Just as I have been on this journey of personal growth in recent weeks, I have accepted the need to take care of myself and look presentable. It not only benefits my body, but in return it makes me feel better about myself and makes me want to put myself out there because I am more confident in doing so. As such, I am more confident in taking pictures of myself and posting them to my personal social media accounts along with my public platforms because I can feel confident that doing so will not result in personal backlash.

Although the ability to do things in person has lessened in recent years, I now embrace the opportunity of heading out and doing things where others will be present. Being more cognizant of the need to address my personal care makes me want to make sound and better judged choices about how I am presenting myself in the public eye and to be proud and accept myself for who I am without any doubts.

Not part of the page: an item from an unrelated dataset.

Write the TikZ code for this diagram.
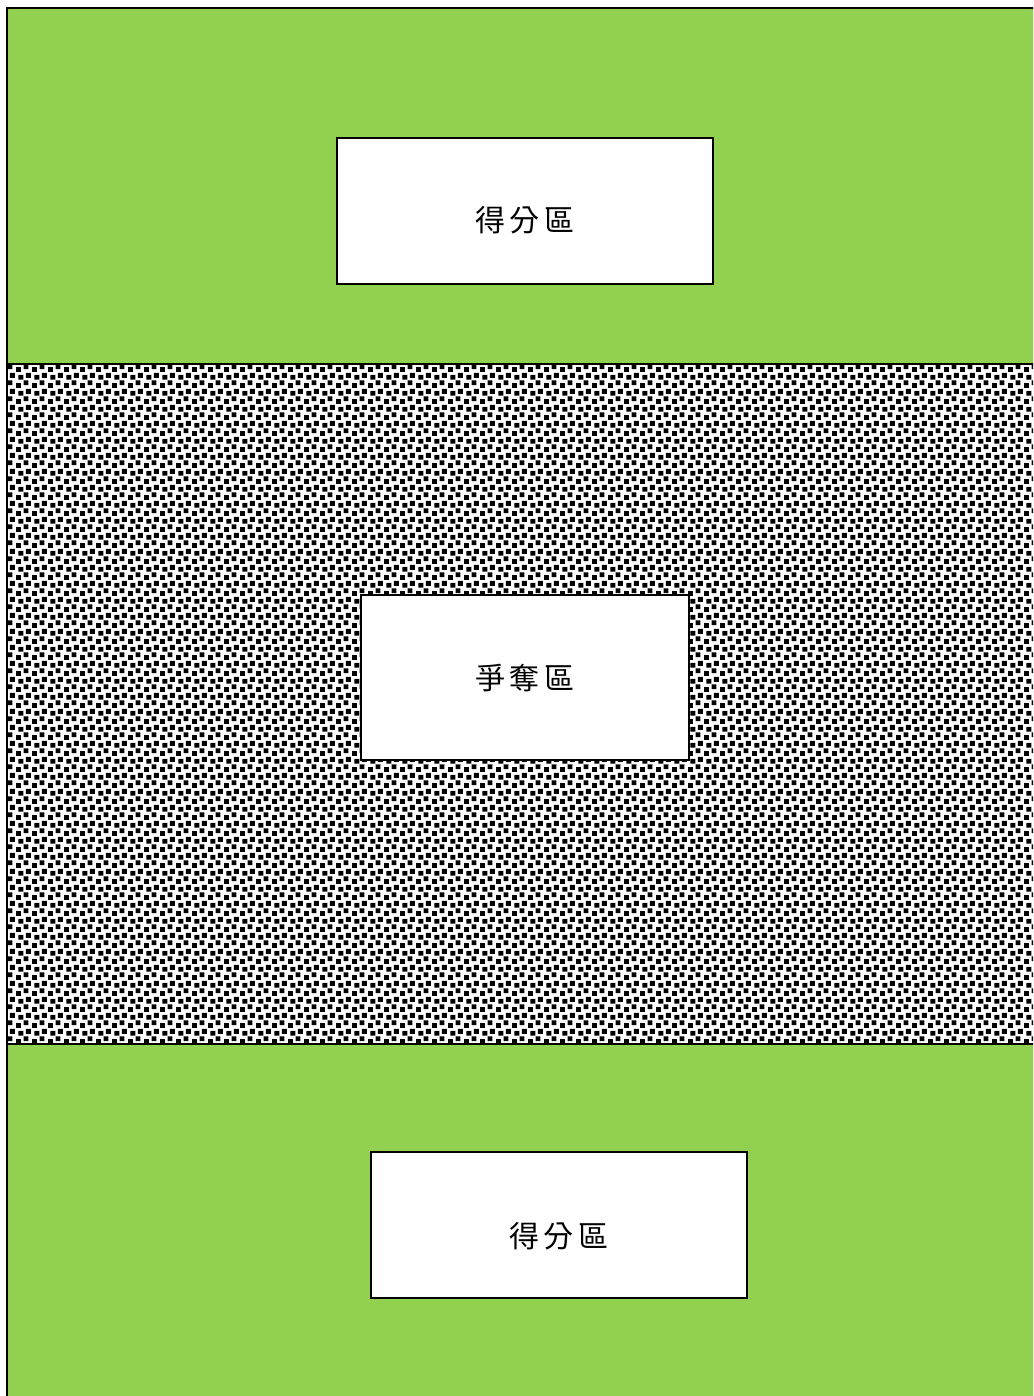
\documentclass[tikz,border=0pt]{standalone}
\usepackage{fontspec}
\newfontfamily\cjk{Noto Sans CJK TC}
\usetikzlibrary{patterns}
\definecolor{fieldgreen}{RGB}{146,208,80}
% scattered small squares for the middle strip
\pgfdeclarepatternformonly{confetti}{\pgfpointorigin}{\pgfqpoint{8pt}{8pt}}{\pgfqpoint{8pt}{8pt}}{
  \pgfpathrectangle{\pgfqpoint{0pt}{0pt}}{\pgfqpoint{2.6pt}{2.6pt}}
  \pgfpathrectangle{\pgfqpoint{4pt}{1.5pt}}{\pgfqpoint{2.6pt}{2.6pt}}
  \pgfpathrectangle{\pgfqpoint{1.3pt}{4.4pt}}{\pgfqpoint{2.6pt}{2.6pt}}
  \pgfpathrectangle{\pgfqpoint{5.3pt}{5.4pt}}{\pgfqpoint{2.6pt}{2.6pt}}
  \pgfusepath{fill}
}
\tikzset{
  area/.style={draw=black, line width=1pt, fill=white, inner sep=0pt},
  areatext/.style={font=\cjk\fontsize{15}{18}\selectfont, inner sep=0pt}
}
\begin{document}
\begin{tikzpicture}[x=0.5pt, y=-0.5pt]
    \useasboundingbox (0,0) rectangle (1033,1396);
    \begin{scope}
      \clip (0,0) rectangle (1033,1396);
      \fill[fieldgreen] (7,8) rectangle (1045,364);
      \fill[pattern=confetti] (7,364) rectangle (1045,1044);
      \fill[fieldgreen] (7,1044) rectangle (1045,1405);
      \draw[line width=1pt] (1045,8) -- (7,8) -- (7,1405);
      \draw[line width=1pt] (7,364) -- (1045,364);
      \draw[line width=1pt] (7,1044) -- (1045,1044);
    \end{scope}

    % score zones and middle zone
    \node[area, minimum width=188pt, minimum height=73pt] (topbox) at (525,211) {};
    \node[areatext] (toplabel) at (525,220) {得\,分\,區};
    \node[area, minimum width=164pt, minimum height=82.5pt] (midbox) at (525,677.5) {};
    \node[areatext] (midlabel) at (525,678) {爭\,奪\,區};
    \node[area, minimum width=188pt, minimum height=73pt] (botbox) at (559,1225) {};
    \node[areatext] (botlabel) at (559,1236) {得\,分\,區};
\end{tikzpicture}
\end{document}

People are going to look or say what they are going to say, I just know that I have cordially stood my ground and know that I have the right to fight it or not.

Now I have to this point as someone who is autistic and other challenges haven’t always been easy but it has been better because I am now to the point that I am developing a better concept of knowing what I need to do to stay well. Knowing that included the ability to know how to adjust the things needed to care for myself to my sensory regulation such as the shower, choice of clothing, etc.  Sometimes it just takes literally testing the waters or trying things to see what is able for you to manage physically. In my new home, for example I have been here just over a year and I have finally got down to the concept of what my daily routine of caring for myself entails. I realize that it is important to continue to follow through, because that is why it is called a routine. Doing so will make it more habitual and it will be ingrained in my internal brainwork.  I know that has a positive effect on my overall well being and makes me want to be proud of who I am by making me a happier, presentable person. Doing so also makes me be able to appear as the intelligent person that I am and that I can represent the communities that I serve.

As the course of the world changes, I will continue to grow. Personally, I know I have so many ways to grow in all the dimensions of wellness. Some of those needs may be challenging to approach, but realizing the need to care for myself by being presentable will aid in the process of making me feel good about myself.